Quando as empresas emitem seus papéis para tomar dinheiro emprestado, costuma-se dizer que foi feita uma ``captação". Não se fala mais que a essa ou aquela empresa ``aumentou sua dívida".
``O principal risco é que você terá, no futuro, montantes grandes para amortizar", diz o presidente do Banco de Boston e da Associação Brasileira dos Bancos Internacionais (ABBI), Henrique de Campos Meirelles.
Meirelles considera haver ``muito risco" de o país ficar em dificuldades se não controlar agora o aumento da dívida externa.
Nos anos 70, o dinheiro era farto. Países do Terceiro Mundo se endividaram. O Brasil devia US$ 6,2 bilhões em 1970. Em 1980, o valor da dívida externa já era de US$ 64,2 bilhões -935% a mais.
Em 82, o México não conseguiu pagar sua dívida e entrou em moratória. O Brasil o imitou, pouco tempo depois.
No início deste ano, o México, de novo, teve dificuldades para pagar seus compromissos. Os Estados Unidos e organismos internacionais de crédito ajudaram.

Reservas altas
Após a crise mexicana, o Brasil perdeu reservas. O problema foi temporário, pois o dinheiro voltou a entrar. Hoje, as reservas estão próximas de US$ 40 bilhões.
Maílson da Nóbrega, ex-ministro da Fazenda e hoje consultor de empresas, não vê problemas no nível atual de endividamento.
``Antes da crise do petróleo, no início dos anos 70, as empresas privadas tinham dois terços da dívida externa brasileira. Hoje, elas têm um terço e há espaço para mais captação", afirma Maílson.
Para Fernando Arruda Sampaio, economista e pesquisador do Instituto de Economia da Setor Público (Iesp), ``o problema é que não se pode controlar a oferta".

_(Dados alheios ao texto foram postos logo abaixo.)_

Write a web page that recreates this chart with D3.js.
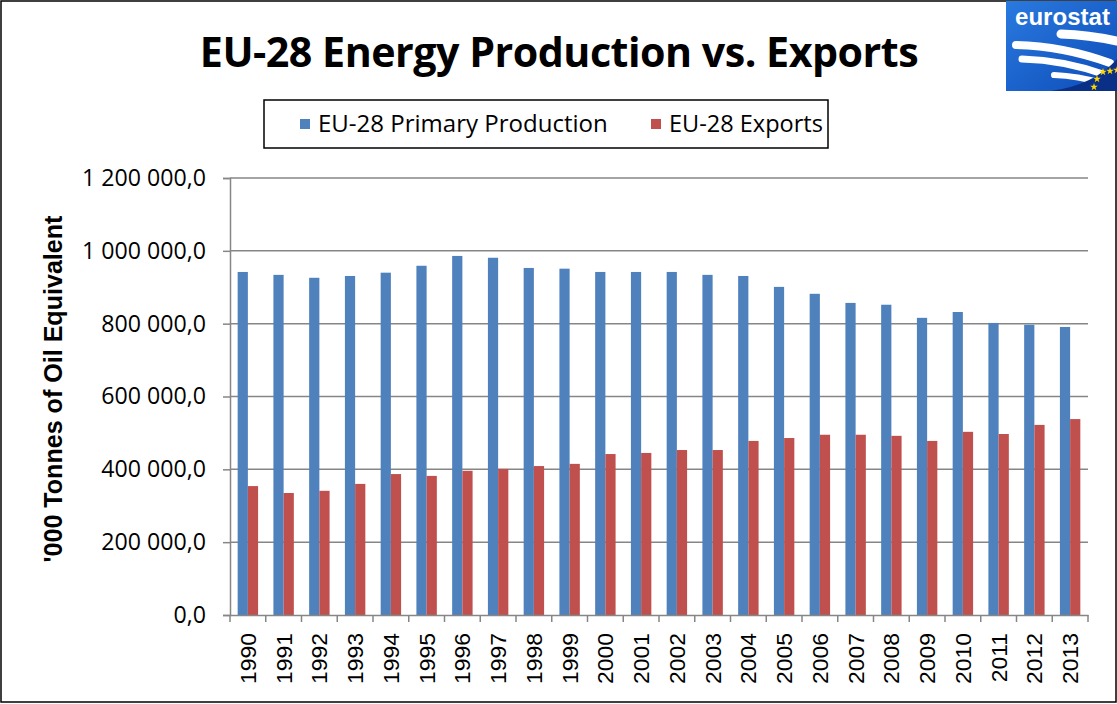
<!DOCTYPE html>
<meta charset="utf-8">
<script src="https://d3js.org/d3.v7.min.js"></script>
<style>
  body { margin: 0; background: #fff; }
</style>
<svg id="chart" width="1117" height="704"></svg>
<script>
// data
const years = ["1990","1991","1992","1993","1994","1995","1996","1997","1998","1999","2000","2001",
  "2002","2003","2004","2005","2006","2007","2008","2009","2010","2011","2012","2013"];
const production = [942000, 934000, 926000, 931000, 940000, 959000, 986000, 981000, 953000, 951000, 942000, 942000,
  942000, 934000, 931000, 901000, 882000, 857000, 852000, 816000, 832000, 802000, 797000, 791000];
const exportsData = [354000, 335000, 341000, 360000, 387000, 382000, 396000, 401000, 409000, 415000, 442000, 445000,
  453000, 453000, 478000, 486000, 495000, 495000, 492000, 478000, 503000, 497000, 522000, 538000];
const seriesNames = ["EU-28 Primary Production", "EU-28 Exports"];
const seriesColors = ["#4F81BD", "#C0504D"];
const yTicks = [0, 200000, 400000, 600000, 800000, 1000000, 1200000];

const svg = d3.select("#chart");
const W = 1117, H = 704;
const plot = { left: 230, right: 1088, top: 178, bottom: 615 };

// shrink/grow a text to a target width, returns new size
function fitWidth(sel, target) {
  const size = +sel.attr("font-size");
  const w = sel.node().getComputedTextLength();
  sel.attr("font-size", size * target / w);
  return size * target / w;
}

// outer border
svg.append("rect")
  .attr("x", 1).attr("y", 1).attr("width", W - 2).attr("height", H - 3)
  .attr("fill", "#fff").attr("stroke", "#000").attr("stroke-width", 1.5);

const x0 = d3.scaleBand().domain(years).range([plot.left, plot.right]).padding(0);
const bw = x0.bandwidth();
const groupW = bw * 2 / 3.5;
const x1 = d3.scaleBand().domain([0, 1]).range([(bw - groupW) / 2, (bw + groupW) / 2]);
const y = d3.scaleLinear().domain([0, 1200000]).range([plot.bottom, plot.top]);

const fmt = v => {
  const s = d3.format(",.1f")(v);
  return s.replace(/,/g, " ").replace(".", ",");
};

// gridlines
svg.append("g")
  .selectAll("line")
  .data(yTicks.slice(1))
  .join("line")
  .attr("x1", plot.left).attr("x2", plot.right)
  .attr("y1", d => y(d)).attr("y2", d => y(d))
  .attr("stroke", "#868686").attr("stroke-width", 1.5);

// bars
const rows = years.map((yr, i) => ({ year: yr, vals: [production[i], exportsData[i]] }));
svg.append("g")
  .selectAll("g")
  .data(rows)
  .join("g")
  .attr("transform", d => `translate(${x0(d.year)},0)`)
  .selectAll("rect")
  .data(d => d.vals.map((v, k) => ({ k, v })))
  .join("rect")
  .attr("x", d => x1(d.k))
  .attr("width", x1.bandwidth())
  .attr("y", d => y(d.v))
  .attr("height", d => y(0) - y(d.v))
  .attr("fill", d => seriesColors[d.k]);

// y axis
const yAxis = svg.append("g")
  .attr("transform", `translate(${plot.left},0)`)
  .call(d3.axisLeft(y).tickValues(yTicks).tickFormat(fmt).tickSize(7).tickPadding(17));
yAxis.select(".domain").attr("stroke", "#868686").attr("stroke-width", 1.5);
yAxis.selectAll(".tick line").attr("stroke", "#868686").attr("stroke-width", 1.5);
const yLabels = yAxis.selectAll("text")
  .attr("font-family", "'Open Sans', sans-serif")
  .attr("font-size", 20).attr("fill", "#000");
const ySize = fitWidth(yLabels.filter(d => d === 1200000), 124);
yLabels.attr("font-size", ySize);

// x axis
const xAxis = svg.append("g")
  .attr("transform", `translate(0,${plot.bottom})`)
  .call(d3.axisBottom(x0).tickSize(0).tickPadding(0));
xAxis.select(".domain").attr("stroke", "#868686").attr("stroke-width", 1.5);
const xLabels = xAxis.selectAll(".tick text")
  .attr("font-family", "'Liberation Sans', Arial, sans-serif")
  .attr("font-size", 23).attr("fill", "#000")
  .attr("transform", "translate(0,18) rotate(-90)")
  .attr("text-anchor", "end")
  .attr("dy", "0.35em")
  .attr("x", 0).attr("y", 0);
const xSize = fitWidth(xLabels.filter(d => d === "1990"), 51);
xLabels.attr("font-size", xSize);
// tick marks between categories
xAxis.append("g")
  .selectAll("line")
  .data(d3.range(years.length + 1))
  .join("line")
  .attr("x1", i => plot.left + i * bw).attr("x2", i => plot.left + i * bw)
  .attr("y1", 0).attr("y2", 7)
  .attr("stroke", "#868686").attr("stroke-width", 1.5);

// y axis title
svg.append("text")
  .attr("transform", `translate(62,389) rotate(-90)`)
  .attr("text-anchor", "middle")
  .attr("font-family", "'Liberation Sans', Arial, sans-serif")
  .attr("font-weight", "bold").attr("font-size", 23)
  .text("'000 Tonnes of Oil Equivalent")
  .call(fitWidth, 347);

// title
svg.append("text")
  .attr("x", 559).attr("y", 67)
  .attr("text-anchor", "middle")
  .attr("font-family", "'Open Sans', sans-serif")
  .attr("font-weight", "bold").attr("font-size", 40)
  .attr("letter-spacing", -0.5)
  .text("EU-28 Energy Production vs. Exports")
  .call(fitWidth, 718);

// legend
const legend = svg.append("g");
legend.append("rect")
  .attr("x", 264).attr("y", 100).attr("width", 564).attr("height", 48)
  .attr("fill", "#fff").attr("stroke", "#000").attr("stroke-width", 1.5);
const legX = [300, 651];
const legW = [290, 154];
seriesNames.forEach((name, k) => {
  legend.append("rect")
    .attr("x", legX[k]).attr("y", 119).attr("width", 10).attr("height", 10)
    .attr("fill", seriesColors[k]);
  legend.append("text")
    .attr("x", legX[k] + 18).attr("y", 132)
    .attr("font-family", "'Open Sans', sans-serif")
    .attr("font-size", 20).attr("fill", "#000")
    .text(name)
    .call(fitWidth, legW[k]);
});

// eurostat logo
const logo = svg.append("g").attr("transform", "translate(1006,1)");
const grad = svg.append("defs").append("linearGradient")
  .attr("id", "logoGrad").attr("x1", 0).attr("y1", 0).attr("x2", 1).attr("y2", 1);
grad.append("stop").attr("offset", 0).attr("stop-color", "#2a7ae0");
grad.append("stop").attr("offset", 1).attr("stop-color", "#0d4cb8");
logo.append("rect").attr("width", 111).attr("height", 90).attr("fill", "url(#logoGrad)");
logo.append("text")
  .attr("x", 9).attr("y", 24)
  .attr("font-family", "'Liberation Sans', Arial, sans-serif")
  .attr("font-weight", "bold").attr("font-size", 22).attr("fill", "#fff")
  .text("eurostat")
  .call(fitWidth, 95);
// white swooshes
[[55, 33, 111, 40, 9], [10, 44, 104, 62, 8], [16, 58, 100, 74, 7], [48, 74, 96, 82, 6]].forEach(s => {
  logo.append("path")
    .attr("d", `M${s[0]},${s[1]} Q${(s[0] + s[2]) / 2},${s[1] + 1} ${s[2]},${s[3]}`)
    .attr("fill", "none").attr("stroke", "#fff").attr("stroke-width", s[4])
    .attr("stroke-linecap", "round");
});
logo.append("path")
  .attr("d", "M45,90 Q88,84 111,58 L111,90 Z")
  .attr("fill", "#0a2f86");
[[97, 71], [104, 70], [111, 69], [91, 78], [88, 86]].forEach(p => {
  logo.append("path")
    .attr("d", d3.symbol(d3.symbolStar, 18)())
    .attr("transform", `translate(${p[0]},${p[1]})`)
    .attr("fill", "#ffd800");
});
</script>
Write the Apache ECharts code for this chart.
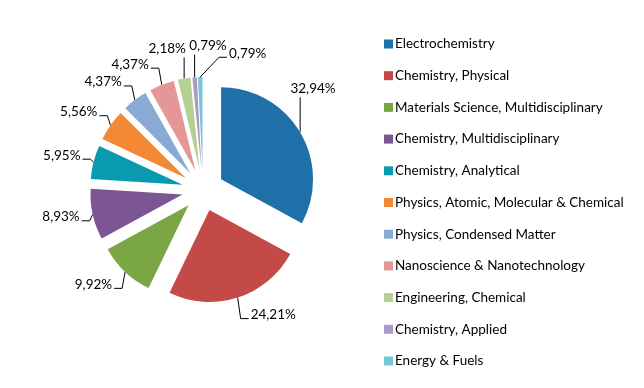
<!DOCTYPE html>
<html><head><meta charset="utf-8">
<script src="https://cdn.jsdelivr.net/npm/echarts@6/dist/echarts.min.js"></script>
<style>html,body{margin:0;padding:0;background:#fff}#c{width:644px;height:388px}</style>
</head><body><div id="c"></div>
<script>
const categories = ["Electrochemistry","Chemistry, Physical","Materials Science, Multidisciplinary","Chemistry, Multidisciplinary","Chemistry, Analytical","Physics, Atomic, Molecular & Chemical","Physics, Condensed Matter","Nanoscience & Nanotechnology","Engineering, Chemical","Chemistry, Applied","Energy & Fuels"];
const shares = [32.94,24.21,9.92,8.93,5.95,5.56,4.37,4.37,2.18,0.79,0.79];
const colors = ["#1f70a8","#c44a47","#7ba644","#7c5594","#0a9ab0","#f38835","#8aaad4","#e59797","#b4d093","#ab9ac6","#76c5d8"];

// geometry shared by the series and the Excel-like label placement
const C = [203, 190], R = 92, OFF = 21, GAP = 13, XMAX = 336, H = 15;
const FONT = 'Lato', FS = 13.5;
const total = shares.reduce((a, b) => a + b, 0);
const mids = []; let cum = 0;
shares.forEach(v => { mids.push((cum + v / 2) / total * 360); cum += v; });
const rad = d => d * Math.PI / 180;
const texts = shares.map(v => v.toFixed(2).replace('.', ',') + '%');
const ctx = document.createElement('canvas').getContext('2d');
ctx.font = FS + 'px ' + FONT;
const widths = texts.map(t => ctx.measureText(t).width);

function vertex(i) { const t = rad(mids[i]); return [C[0] + OFF * Math.sin(t), C[1] - OFF * Math.cos(t)]; }
function anchorAt(i, phi) { const V = vertex(i), t = rad(phi); return [V[0] + R * Math.sin(t), V[1] - R * Math.cos(t)]; }
function placeAt(i, phi, lift) {
  const t = rad(phi), A = anchorAt(i, phi);
  const b = Math.max(-1, Math.min(1, Math.sin(t) / 0.15));
  return { cx: A[0] + b * (GAP + widths[i] / 2), cy: A[1] - Math.cos(t) * 20 - 2 - lift, w: widths[i], h: H };
}
function overlap(a, b) { return Math.abs(a.cx - b.cx) < (a.w + b.w) / 2 + 2 && Math.abs(a.cy - b.cy) < (a.h + b.h) / 2; }
const placed = [];
for (let i = 0; i < shares.length; i++) {
  let phi = mids[i], lift = 0, p = placeAt(i, phi, lift), n = 0;
  while (p.cx + p.w / 2 > XMAX && n++ < 400) { phi += (phi % 360 < 90 ? -0.5 : 0.5); p = placeAt(i, phi, lift); }
  n = 0;
  while (placed.some(q => overlap(p, q)) && n++ < 400) {
    if (Math.sin(rad(phi)) < 0) lift += 1;
    phi += 0.5; p = placeAt(i, phi, lift);
  }
  const A = anchorAt(i, mids[i]);
  const L = p.cx - p.w / 2, Rr = p.cx + p.w / 2, T = p.cy - p.h / 2, B = p.cy + p.h / 2;
  let pts;
  if (A[0] < L - 1) { const att = [L - 2, p.cy + 4]; pts = [A, [Math.max(A[0], att[0] - 8), att[1]], att]; }
  else if (A[0] > Rr + 1) { const att = [Rr + 2, p.cy + 4]; pts = [A, [Math.min(A[0], att[0] + 8), att[1]], att]; }
  else { const att = [A[0], A[1] > p.cy ? B + 1 : T - 1]; pts = [A, att, att]; }
  p.pts = pts;
  placed.push(p);
}

// one pie series per exploded slice: same angles, own centre shifted along the slice's mid-angle
const series = categories.map((_, k) => ({
  type: 'pie',
  center: vertex(k),
  radius: [0, R],
  startAngle: 90,
  clockwise: true,
  avoidLabelOverlap: false,
  minShowLabelAngle: 0,
  silent: true,
  label: { show: false },
  labelLine: { show: false },
  labelLayout: function (params) {
    const p = placed[params.dataIndex];
    return { x: p.cx, y: p.cy, align: 'center', verticalAlign: 'middle', hideOverlap: false, labelLinePoints: p.pts };
  },
  emphasis: { disabled: true },
  data: categories.map((n, i) => i === k ? {
    name: n, value: shares[i],
    itemStyle: { color: colors[i] },
    label: { show: true, position: 'outside', fontFamily: FONT, fontSize: FS, color: '#000', formatter: texts[i] },
    labelLine: { show: true, length: 10, length2: 8, lineStyle: { color: '#000', width: 1 } }
  } : { name: n, value: shares[i], itemStyle: { color: 'rgba(0,0,0,0)' } })
}));

const chart = echarts.init(document.getElementById('c'));
chart.setOption({
  animation: false,
  legend: {
    orient: 'vertical', left: 379, top: 32,
    itemWidth: 9, itemHeight: 9, itemGap: 17.7,
    icon: 'rect',
    selectedMode: false,
    textStyle: { fontFamily: FONT, fontSize: FS, color: '#000', lineHeight: 14, padding: [0, 0, 0, -3] },
    data: categories.map((n, i) => ({ name: n, itemStyle: { color: colors[i] } }))
  },
  series: series
});
</script></body></html>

``Hoje em dia, há uma oferta excessiva de crédito. Algum dia ela pode diminuir e as empresas não terão como tomar mais dinheiro", diz Sampaio.
Se algum dia a fonte externa secar, como supõe Sampaio, os devedores ficarão obrigados a pagar suas dívidas.
Para pagar seus débitos, os devedores entregam reais para o BC, que remete o valor correspondente em dólares para o exterior. O dinheiro sai das reservas, trilhando o caminho inverso que fez para entrar no país.
Por enquanto, não houve problema. Os papéis emitidos que venceram no primeiro semestre deste ano foram quase todos rolados: os bancos e as empresas apenas fizeram novas emissões e continuaram a pagar juros.
O BC sinalizou na semana passada que gostaria de diminuir a entrada de dinheiro externo. Passou a cobrar um imposto de 5% dos empréstimos que vêm de fora.
Mas isso não deve funcionar. ``Para os bancos, fica apertado, mas é possível repassar o custo para o tomador final no Brasil", diz Bernardo Parnes, diretor da corretora Merrill Lynch, uma das mais especializadas na emissão de bônus no exterior.
Para as empresas, endividar-se no exterior continuará sendo um paraíso. Os juros que os brasileiros estão pagando para trazer dinheiro é de 9,5% a 11,8% em dólares.
Mesmo com o imposto de 5%, trata-se de dinheiro barato. O juro real (descontada a inflação) no Brasil está perto de 30% ao ano.